Temperature of a nanoparticle above a substrate under radiative heating and cooling

TL;DR

This paper models the temperature of a nanoparticle above a substrate under radiative heating and cooling, considering various parameters to aid in the thermal design of nanoscale systems.

Contribution

It introduces a new effective dipole-polarizability model to predict nanoparticle temperature under radiative conditions, accounting for multiple influencing factors.

Findings

Temperature depends on gap distance, wavelength, and polarization.

Material resonances significantly affect nanoparticle heating.

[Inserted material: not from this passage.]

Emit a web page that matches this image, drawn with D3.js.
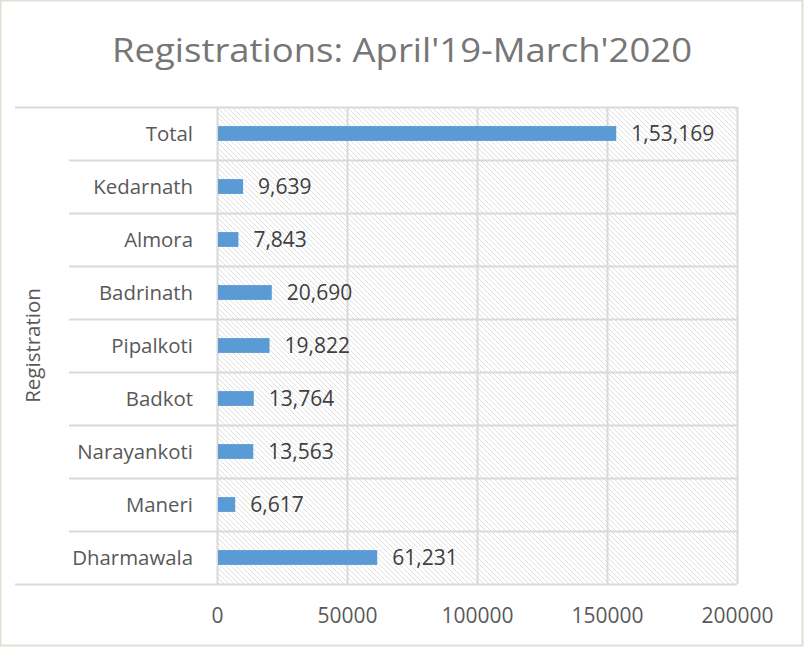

The model aids in designing nanoscale thermal systems.

Abstract

Controlling the temperature in architectures involving nanoparticles and substrates is a key issue for applications involving micro and nanoscale heat transfer. We study the thermal behavior of a single nanoparticle interacting with a flat substrate under external monochromatic illumination, and with thermal radiation as the unique heat loss channel. We develop a model to compute the temperature of the nanoparticle, based on an effective dipole-polarizability approach. Using numerical simulations, we thoroughly investigate the impacts of various parameters affecting the nanoparticle temperature, such as the nanoparticle-to-substrate gap distance, the incident light wavelength and polarization, or the material resonances. This study provides a tool for the thermal characterization and design of micro or nanoscale systems coupling substrates with nanoparticles or optical antennas.